Developing presently unusable farming land


  • Increasing availability of marginal agricultural land
  • Developing marginal agricultural lands
  • Expanding marginal land production
  • Opening up marginal lands

Implementation

In many parts of the world, including continental Asia where land is generally in short supply, significant tracts of marginal but cultivable land are unused for a variety of reasons. A well-recognized problem of the Indian Bhoodan Movement, in which freely donated surplus land is distributed to landless labourers, is that the land is often of poor quality. Without substantial initial inputs it cannot be viably worked. Some projects deal with the problem by making available credit and employment. Communal fodder farms have also been implemented through state governments. Private companies have established commercial plantations on wasteland using suitable trees (e.g Leucena and Eucalyptus). The concept is to bring new land into cultivation, employ landless labourers and make a profit with a fair wage for the workers. There are also many examples in India and other developing countries of the strategy of landless people earning substantial incomes by raising and selling seedlings for re-afforestation projects to forest and horticulture departments of government and to the public.

The Gujarat State Rural Development Corporation Ltd developed saline and unproductive wasteland for fodder-cum-fuel cultivation (trees like Leucana or Lpil-ipil), providing employment over a period of five to six year to the unemployed landless labourers. Having learned the techniques of nutritious fodder production, the labourers are then helped to acquire a cow or buffalo through bank loans whenever feasible. This helps to produce more milk of better quality and enables the families to move out of poverty through increased returns.
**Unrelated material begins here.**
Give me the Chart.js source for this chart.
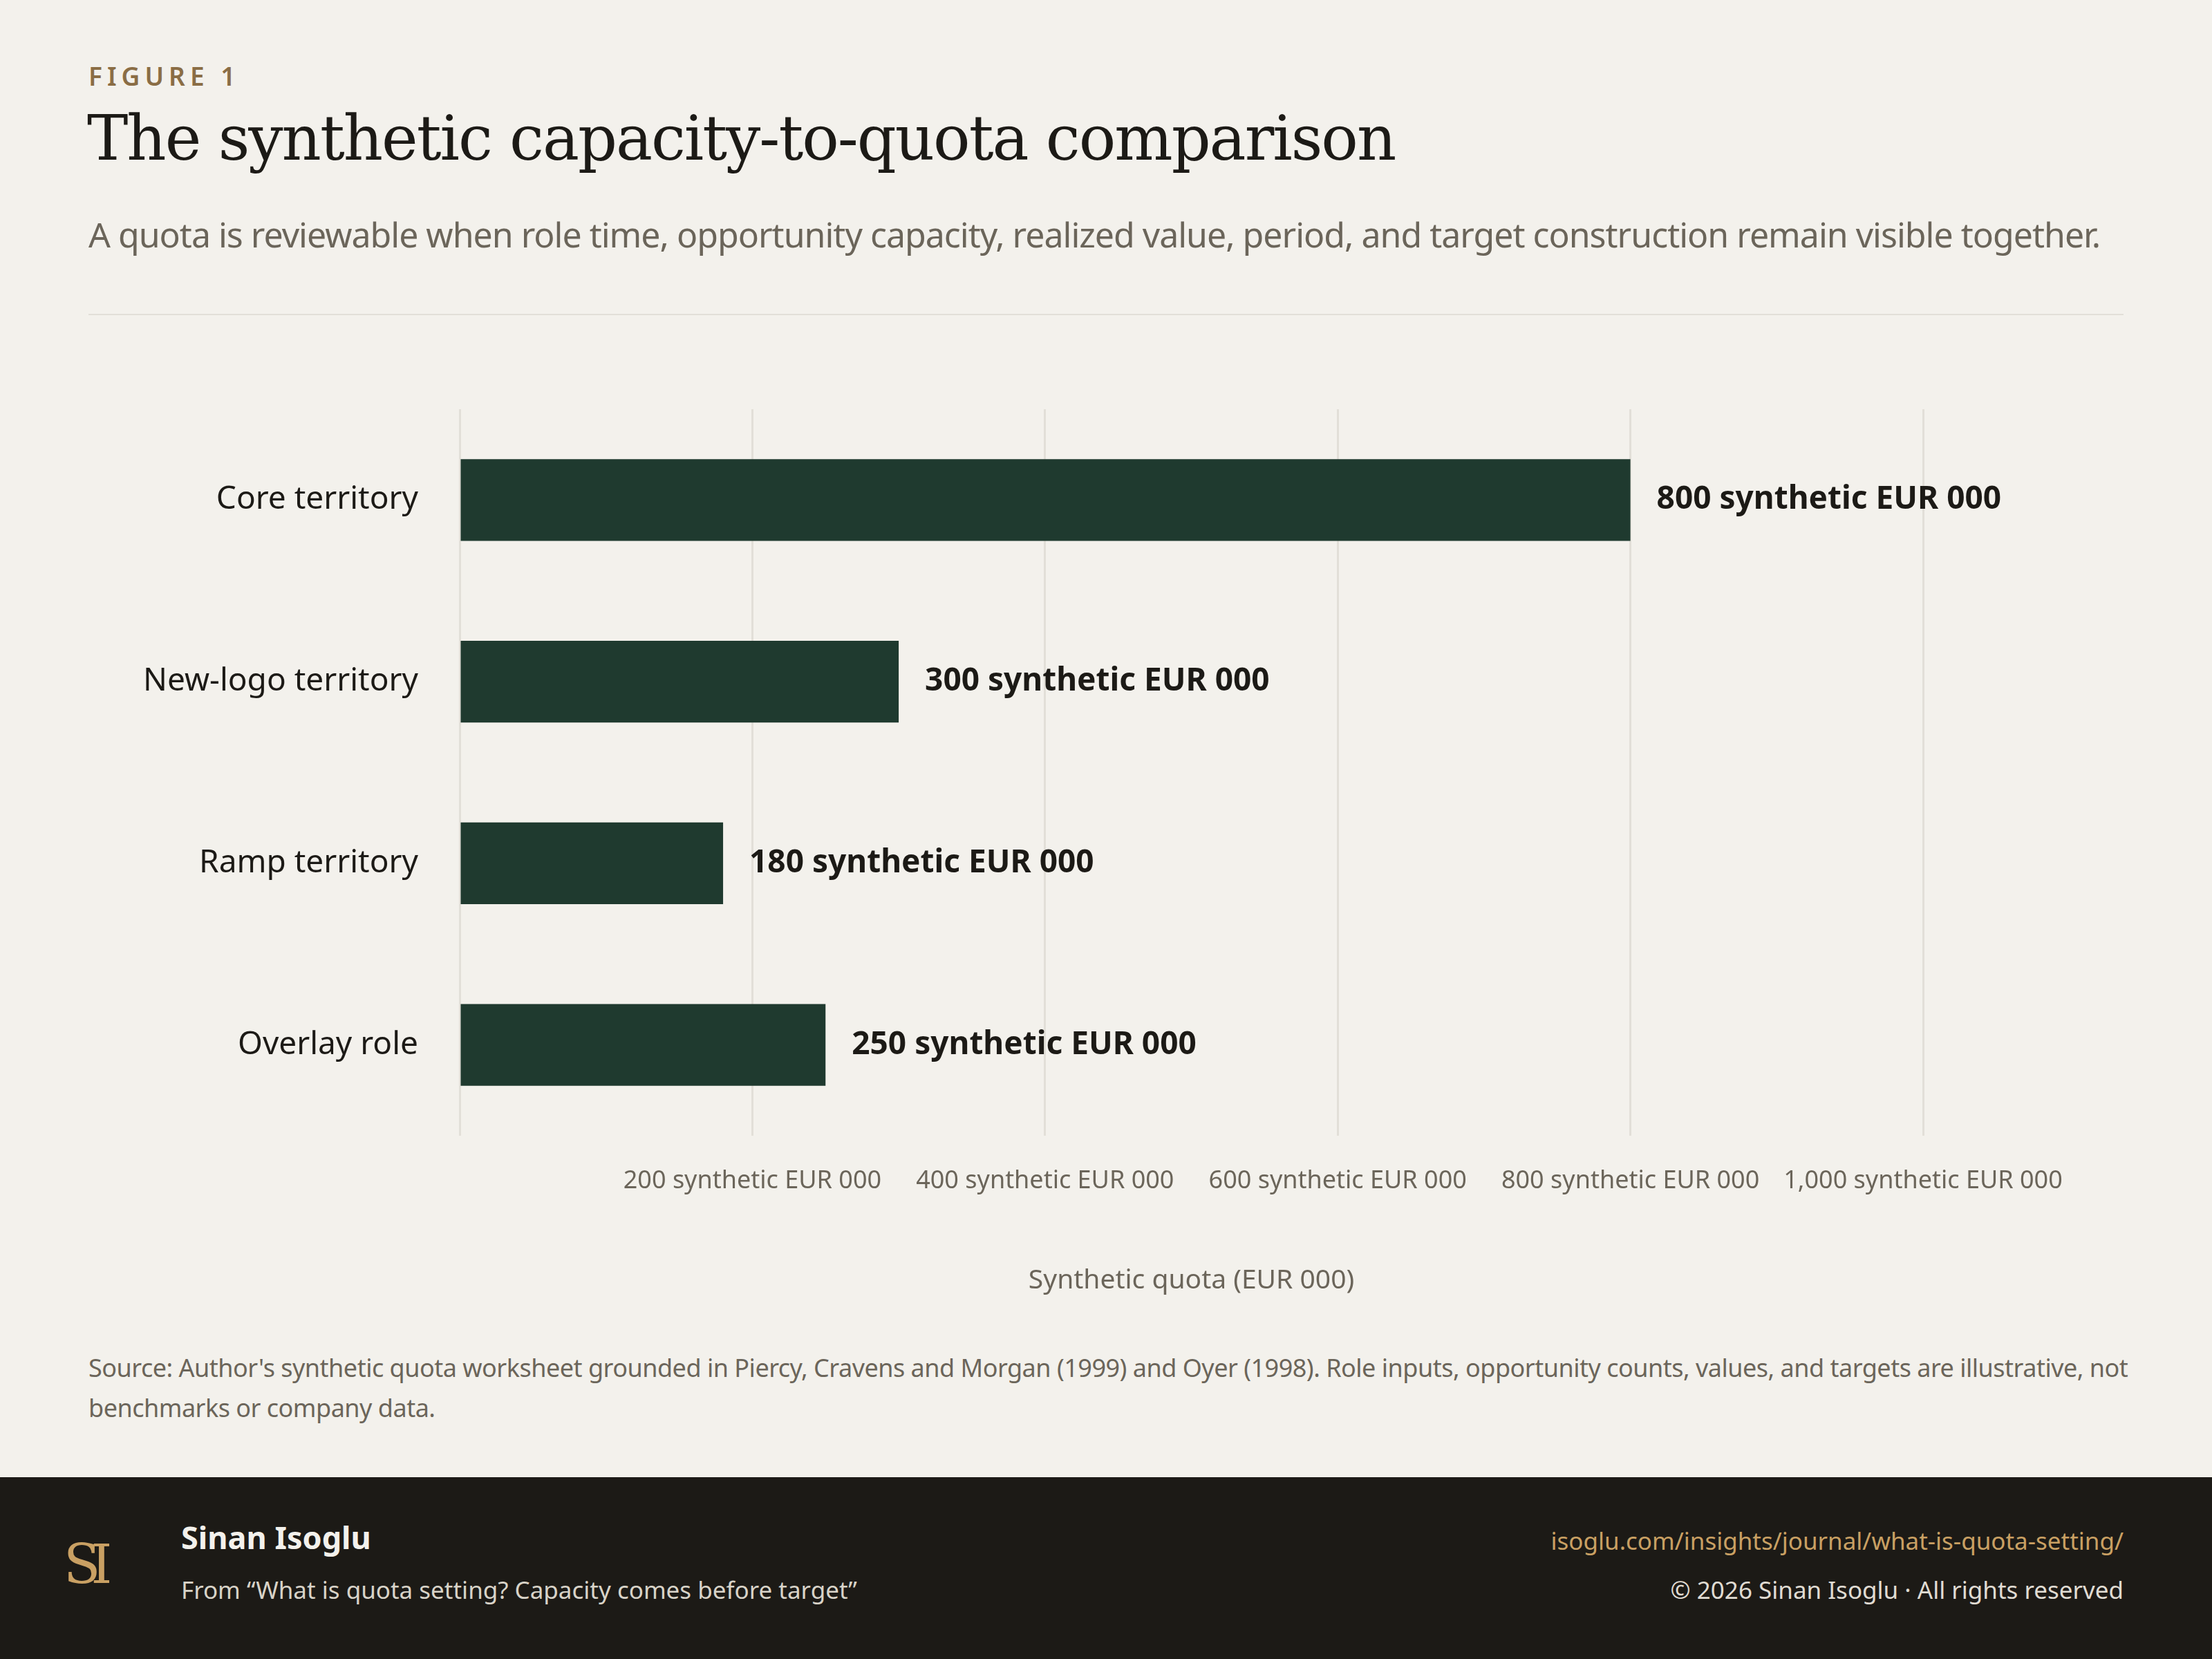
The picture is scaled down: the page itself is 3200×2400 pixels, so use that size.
<!DOCTYPE html>
<html>
<head>
<meta charset="utf-8">
<script src="https://cdn.jsdelivr.net/npm/chart.js@4"></script>
<style>
  html, body { margin: 0; padding: 0; }
  body { width: 3200px; height: 2400px; background: #f3f1ec; position: relative; overflow: hidden; font-family: "Noto Sans", sans-serif; }
  .abs { position: absolute; white-space: nowrap; }
  #fig { left: 128px; top: 84px; font-size: 37px; letter-spacing: 7px; color: #8a6d45; font-weight: 600; }
  #title { left: 126px; top: 148px; font-family: "DejaVu Serif", serif; font-size: 89px; color: #1c1a16; letter-spacing: -2px; }
  #sub { left: 128px; top: 305px; font-size: 50px; color: #6b655a; letter-spacing: -1px; }
  #rule { left: 128px; top: 454px; width: 2944px; height: 2px; background: #e2dfd8; }
  #wrap { left: 0; top: 500px; width: 3200px; height: 1380px; }
  #src { left: 128px; top: 1950px; width: 2990px; font-size: 36px; line-height: 58px; color: #6b655a; white-space: normal; letter-spacing: -0.5px; }
  #foot { left: 0; top: 2137px; width: 3200px; height: 263px; background: #1c1a16; }
  #logo { left: 92px; top: 2218px; font-family: "DejaVu Serif", serif; font-size: 78px; color: #c9a063; letter-spacing: -14px; }
  #name { left: 262px; top: 2193px; font-size: 45px; font-weight: 700; color: #f3f1ec; }
  #from { left: 262px; top: 2276px; font-size: 35px; color: #d8d3c8; }
  #url { right: 128px; top: 2205px; font-size: 35px; color: #c9a063; }
  #copy { right: 128px; top: 2276px; font-size: 35px; color: #e0dcd3; }
</style>
</head>
<body>
<div class="abs" id="fig">FIGURE 1</div>
<div class="abs" id="title">The synthetic capacity-to-quota comparison</div>
<div class="abs" id="sub">A quota is reviewable when role time, opportunity capacity, realized value, period, and target construction remain visible together.</div>
<div class="abs" id="rule"></div>
<div class="abs" id="wrap"><canvas id="chart" width="3200" height="1380"></canvas></div>
<div class="abs" id="src">Source: Author's synthetic quota worksheet grounded in Piercy, Cravens and Morgan (1999) and Oyer (1998). Role inputs, opportunity counts, values, and targets are illustrative, not benchmarks or company data.</div>
<div class="abs" id="foot"></div>
<div class="abs" id="logo">SI</div>
<div class="abs" id="name">Sinan Isoglu</div>
<div class="abs" id="from">From “What is quota setting? Capacity comes before target”</div>
<div class="abs" id="url">isoglu.com/insights/journal/what-is-quota-setting/</div>
<div class="abs" id="copy">© 2026 Sinan Isoglu · All rights reserved</div>
<script>
var categories = ['Core territory', 'New-logo territory', 'Ramp territory', 'Overlay role'];
var quotaValues = [800, 300, 180, 250];
var tickValues = [0, 200, 400, 600, 800, 1000];
var unit = ' synthetic EUR 000';

var valueLabels = {
  id: 'valueLabels',
  afterDatasetsDraw: function (chart) {
    var ctx = chart.ctx;
    var meta = chart.getDatasetMeta(0);
    ctx.save();
    ctx.font = '700 46px "Noto Sans"';
    ctx.fillStyle = '#1c1a16';
    ctx.textBaseline = 'middle';
    meta.data.forEach(function (bar, i) {
      ctx.fillText(quotaValues[i] + unit, bar.x + 38, bar.y);
    });
    ctx.restore();
  }
};

new Chart(document.getElementById('chart').getContext('2d'), {
  type: 'bar',
  data: {
    labels: categories,
    datasets: [{
      data: quotaValues,
      backgroundColor: '#1f3a2f',
      barPercentage: 0.9,
      categoryPercentage: 0.5
    }]
  },
  plugins: [valueLabels],
  options: {
    indexAxis: 'y',
    responsive: false,
    animation: false,
    devicePixelRatio: 1,
    layout: {padding: {top: 92, right: 418, left: 0, bottom: 0}},
    plugins: {legend: {display: false}, tooltip: {enabled: false}},
    scales: {
      x: {
        min: 0, max: 1000,
        afterBuildTicks: function (s) { s.ticks = tickValues.map(function (v) { return {value: v}; }); },
        afterFit: function (s) { s.height = 237; },
        grid: {color: '#e2dfd8', lineWidth: 3, drawTicks: false},
        border: {display: false},
        ticks: {
          autoSkip: false, maxRotation: 0, padding: 44,
          color: '#6b655a', font: {family: 'Noto Sans', size: 36},
          callback: function (v) { return v === 0 ? '' : v.toLocaleString('en-US') + unit; }
        },
        title: {display: true, text: 'Synthetic quota (EUR 000)', color: '#6b655a', font: {family: 'Noto Sans', size: 39}, padding: {top: 40}}
      },
      y: {
        afterFit: function (s) { s.width = 665; },
        grid: {display: false},
        border: {display: false},
        ticks: {color: '#1c1a16', padding: 52, font: {family: 'Noto Sans', size: 46}}
      }
    }
  }
});
</script>
</body>
</html>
In the 1980s, the Government of Jamaica embarked on its First Rural Development Project to resettle landless people, with assistance from the World Bank. Government wasteland was identified, divided into viable units and provided with the necessary infrastructure. By 1983, one thousand twenty families had been settled on the newly developed land. Four hundred farm houses with potable water were supplied and 100 miles of roads were constructed. Seven new market places were started. Five hundred and twenty acres had received soil conservation treatment and 1,500 farmers and extension staff had been trained. This has slowed the exodus of people to urban areas, made these landless families viable and enriched rural life.